Water privatisation was such a failure that there has been a new wave of ‘remunicipalisation’ (returning services to public control) across the world. Water services have now been taken back under government or non-profit control in Ghana, Mali, Dar es Salaam, Maputo, Paris, Naples and Berlin among others. 

Alternatives to privatisation

The other side of the coin to the failures of privatisation is how successful  the alternatives have been. Of course state bureaucracies can be inefficient and corrupt – as can private corporations. But if well run, public control can do a much better job than private companies at running public services.

In the Cambodian capital Phnom Peng, the public water utility succeeded in increasing water access from 25 to 90 per cent in the space of 12 years. 

In Scotland, the refusal of the devolved government to privatise Scottish Water has paid off. Now Scottish Water is the cheapest, and among the most efficient, water providers in the UK. 

In healthcare, the US spends almost double on health as a proportion of GDP than the UK, but the NHS achieves better life expectancy than the profit-oriented US health system. 

But big state solutions are not the only alternative to privatisation. In some places, it is local government, or even communities themselves, who are taking control over services back from corporations.

In the electricity sector, German cities have been taking control back off private companies through the process of remunicipalisation. Many of these examples occurred after a popular referendum.

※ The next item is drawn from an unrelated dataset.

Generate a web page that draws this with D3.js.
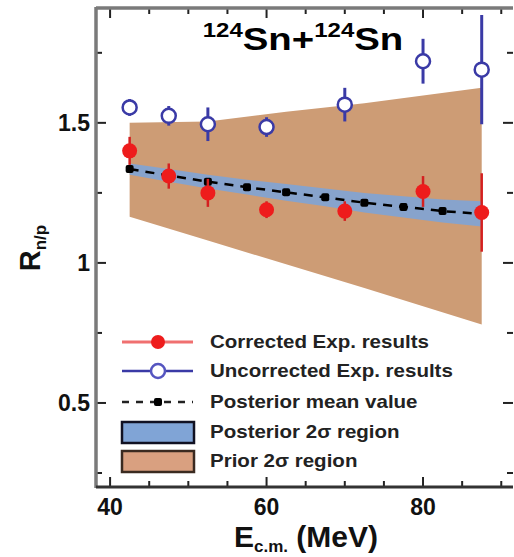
<!DOCTYPE html>
<html>
<head>
<meta charset="utf-8">
<script src="https://cdn.jsdelivr.net/npm/d3@7"></script>
<style>
  body { margin: 0; background: #fff; }
  svg { font-family: "Liberation Sans", Arial, sans-serif; font-weight: bold; }
</style>
</head>
<body>
<div id="chart"></div>
<script>
// Data
const expEnergies = [42.5, 47.5, 52.5, 60, 70, 80, 87.5];
const correctedVals = [1.40, 1.31, 1.25, 1.19, 1.185, 1.255, 1.18];
const correctedErr = [0.05, 0.045, 0.05, 0.03, 0.035, 0.055, 0.14];
const uncorrectedVals = [1.555, 1.525, 1.495, 1.485, 1.565, 1.72, 1.69];
const uncorrectedErr = [0.03, 0.035, 0.06, 0.035, 0.06, 0.08, 0.195];

const postEnergies = [42.5, 47.5, 52.5, 57.5, 62.5, 67.5, 72.5, 77.5, 82.5, 87.5];
const postMean = [1.335, 1.312, 1.29, 1.27, 1.252, 1.234, 1.215, 1.2, 1.185, 1.175];
const postUpper = [1.355, 1.335, 1.315, 1.297, 1.282, 1.266, 1.25, 1.238, 1.226, 1.22];
const postLower = [1.315, 1.29, 1.266, 1.244, 1.222, 1.202, 1.18, 1.162, 1.144, 1.13];

const priorEnergies = [42.5, 52.5, 62.5, 72.5, 87.5];
const priorUpper = [1.50, 1.505, 1.54, 1.57, 1.625];
const priorLower = [1.165, 1.08, 0.995, 0.91, 0.78];

const xTicks = [40, 60, 80];
const yTicks = [0.5, 1, 1.5];

const legendLabels = ["Corrected Exp. results", "Uncorrected Exp. results",
  "Posterior mean value", "Posterior 2\u03c3 region", "Prior 2\u03c3 region"];

const W = 514, H = 557;
const margin = { top: 8, right: 1, bottom: 70, left: 96 };
const width = W - margin.left - margin.right;
const height = H - margin.top - margin.bottom;

const svg = d3.select("#chart").append("svg")
  .attr("width", W).attr("height", H);
svg.append("rect").attr("width", W).attr("height", H).attr("fill", "#fff");

const g = svg.append("g").attr("transform", `translate(${margin.left},${margin.top})`);

const x = d3.scaleLinear().domain([38.2, 91.5]).range([0, width]);
const y = d3.scaleLinear().domain([0.2, 1.91]).range([height, 0]);

const redC = "#ee1c1c", blueC = "#3a3aa6", priorC = "#cd9c75", postC = "#80a4d6";

// Prior band
const prior = priorEnergies.map((e, i) => ({ e, lo: priorLower[i], hi: priorUpper[i] }));
g.append("path").datum(prior)
  .attr("fill", priorC)
  .attr("d", d3.area().x(d => x(d.e)).y0(d => y(d.lo)).y1(d => y(d.hi)));

// Posterior band
const post = postEnergies.map((e, i) => ({ e, m: postMean[i], lo: postLower[i], hi: postUpper[i] }));
g.append("path").datum(post)
  .attr("fill", postC).attr("opacity", 0.9)
  .attr("d", d3.area().x(d => x(d.e)).y0(d => y(d.lo)).y1(d => y(d.hi)));

// Posterior mean dashed line with dots
g.append("path").datum(post)
  .attr("fill", "none").attr("stroke", "#000").attr("stroke-width", 2.5)
  .attr("stroke-dasharray", "9,7")
  .attr("d", d3.line().x(d => x(d.e)).y(d => y(d.m)));
g.selectAll(".pdot").data(post).enter().append("rect")
  .attr("x", d => x(d.e) - 4).attr("y", d => y(d.m) - 4)
  .attr("width", 8).attr("height", 8).attr("rx", 2).attr("fill", "#000");

// Uncorrected experimental points
const unc = expEnergies.map((e, i) => ({ e, v: uncorrectedVals[i], err: uncorrectedErr[i] }));
g.selectAll(".uerr").data(unc).enter().append("line")
  .attr("x1", d => x(d.e)).attr("x2", d => x(d.e))
  .attr("y1", d => y(d.v - d.err)).attr("y2", d => y(d.v + d.err))
  .attr("stroke", blueC).attr("stroke-width", 3);
g.selectAll(".upt").data(unc).enter().append("circle")
  .attr("cx", d => x(d.e)).attr("cy", d => y(d.v)).attr("r", 7)
  .attr("fill", "#fff").attr("stroke", blueC).attr("stroke-width", 2.5);

// Corrected experimental points
const cor = expEnergies.map((e, i) => ({ e, v: correctedVals[i], err: correctedErr[i] }));
g.selectAll(".cerr").data(cor).enter().append("line")
  .attr("x1", d => x(d.e)).attr("x2", d => x(d.e))
  .attr("y1", d => y(d.v - d.err)).attr("y2", d => y(d.v + d.err))
  .attr("stroke", "#d42020").attr("stroke-width", 2.5);
g.selectAll(".cpt").data(cor).enter().append("circle")
  .attr("cx", d => x(d.e)).attr("cy", d => y(d.v)).attr("r", 7.5)
  .attr("fill", redC);

// Axes: ticks pointing inward
const xMinor = d3.range(40, 91, 5);
const yMinor = d3.range(0.25, 1.9, 0.25);
function tickSet(sel, vals, fn) { sel.selectAll(null).data(vals).enter().append("line").each(fn); }

const axisG = g.append("g").attr("stroke", "#222").attr("stroke-width", 2);
tickSet(axisG, xMinor, function (d) {
  const len = xTicks.includes(d) ? 10 : 6;
  d3.select(this).attr("x1", x(d)).attr("x2", x(d)).attr("y1", height).attr("y2", height - len);
  d3.select(this.parentNode).append("line")
    .attr("x1", x(d)).attr("x2", x(d)).attr("y1", 0).attr("y2", len);
});
tickSet(axisG, yMinor, function (d) {
  const len = yTicks.includes(d) ? 10 : 6;
  d3.select(this).attr("x1", 0).attr("x2", len).attr("y1", y(d)).attr("y2", y(d));
  d3.select(this.parentNode).append("line")
    .attr("x1", width).attr("x2", width - len).attr("y1", y(d)).attr("y2", y(d));
});

// Frame
g.append("line").attr("x1", 0).attr("x2", 0).attr("y1", -1).attr("y2", height + 1)
  .attr("stroke", "#7a7a7a").attr("stroke-width", 3.5);
g.append("line").attr("x1", 0).attr("x2", width).attr("y1", 0).attr("y2", 0)
  .attr("stroke", "#7a7a7a").attr("stroke-width", 3.5);
g.append("line").attr("x1", 0).attr("x2", width).attr("y1", height).attr("y2", height)
  .attr("stroke", "#333").attr("stroke-width", 3);

// Tick labels
g.selectAll(".xl").data(xTicks).enter().append("text")
  .attr("x", d => x(d)).attr("y", height + 28)
  .attr("text-anchor", "middle").attr("font-size", 23).attr("fill", "#111")
  .text(d => d);
g.selectAll(".yl").data(yTicks).enter().append("text")
  .attr("x", -6).attr("y", d => y(d) + 8)
  .attr("text-anchor", "end").attr("font-size", 23).attr("fill", "#111")
  .text(d => d);

// Title (horizontally stretched like the reference)
const title = svg.append("text").attr("transform", "translate(303,50) scale(1.2,1)")
  .attr("text-anchor", "middle").attr("font-size", 32).attr("fill", "#000");
title.append("tspan").attr("font-size", 20).attr("dy", -13).text("124");
title.append("tspan").attr("dy", 13).text("Sn+");
title.append("tspan").attr("font-size", 20).attr("dy", -13).text("124");
title.append("tspan").attr("dy", 13).text("Sn");

// Axis titles
const xt = svg.append("text").attr("x", 306).attr("y", 547)
  .attr("text-anchor", "middle").attr("font-size", 30).attr("fill", "#111");
xt.append("tspan").text("E");
xt.append("tspan").attr("font-size", 17).attr("dy", 5).text("c.m.");
xt.append("tspan").attr("dy", -5).text(" (MeV)");

const yt = svg.append("text").attr("transform", "translate(40,248) rotate(-90)")
  .attr("text-anchor", "middle").attr("font-size", 29).attr("fill", "#111");
yt.append("tspan").text("R");
yt.append("tspan").attr("font-size", 17).attr("dy", 6).text("n/p");

// Legend
const legY = [342, 371, 402, 432, 461];
const lg = svg.append("g");
// corrected
lg.append("line").attr("x1", 122).attr("x2", 193).attr("y1", legY[0]).attr("y2", legY[0])
  .attr("stroke", "#f07070").attr("stroke-width", 3);
lg.append("circle").attr("cx", 158).attr("cy", legY[0]).attr("r", 7).attr("fill", redC);
// uncorrected
lg.append("line").attr("x1", 122).attr("x2", 193).attr("y1", legY[1]).attr("y2", legY[1])
  .attr("stroke", blueC).attr("stroke-width", 2.5);
lg.append("circle").attr("cx", 158).attr("cy", legY[1]).attr("r", 7)
  .attr("fill", "#fff").attr("stroke", "#5555c0").attr("stroke-width", 2.5);
// posterior mean
lg.append("line").attr("x1", 122).attr("x2", 193).attr("y1", legY[2]).attr("y2", legY[2])
  .attr("stroke", "#222").attr("stroke-width", 2.5).attr("stroke-dasharray", "7,7");
lg.append("rect").attr("x", 154).attr("y", legY[2] - 4).attr("width", 8).attr("height", 8)
  .attr("rx", 2).attr("fill", "#000");
// bands
lg.append("rect").attr("x", 122).attr("y", legY[3] - 10).attr("width", 72).attr("height", 21)
  .attr("fill", postC).attr("stroke", "#112").attr("stroke-width", 2.5);
lg.append("rect").attr("x", 122).attr("y", legY[4] - 10).attr("width", 72).attr("height", 21)
  .attr("fill", "#d9a080").attr("stroke", "#3a2a20").attr("stroke-width", 2.5);

lg.selectAll(".lt").data(legendLabels).enter().append("text")
  .attr("transform", (d, i) => `translate(210,${legY[i] + 6}) scale(1.14,1)`)
  .attr("font-size", 18).attr("fill", "#222")
  .text(d => d);
</script>
</body>
</html>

Local people are now involved in overseeing these resources, allowing fairer pricing of energy – so the poor pay less than the rich not vice versa – and ensuring they use a greater proportion of renewable fuels.

The growth of renewable energy in Germany has mostly happened through small-scale energy cooperatives and a strong municipal network under the Energiewende scheme.  We’re also beginning to see similar, grass roots attempts at promoting local energy cooperatives here in the UK.  Across the world, the food sovereignty movement is rejecting the corporate-run food system in favour of a more democratic alternative.

Privatisation removes democratic control from people to run their services in a fairer and more sustainable way.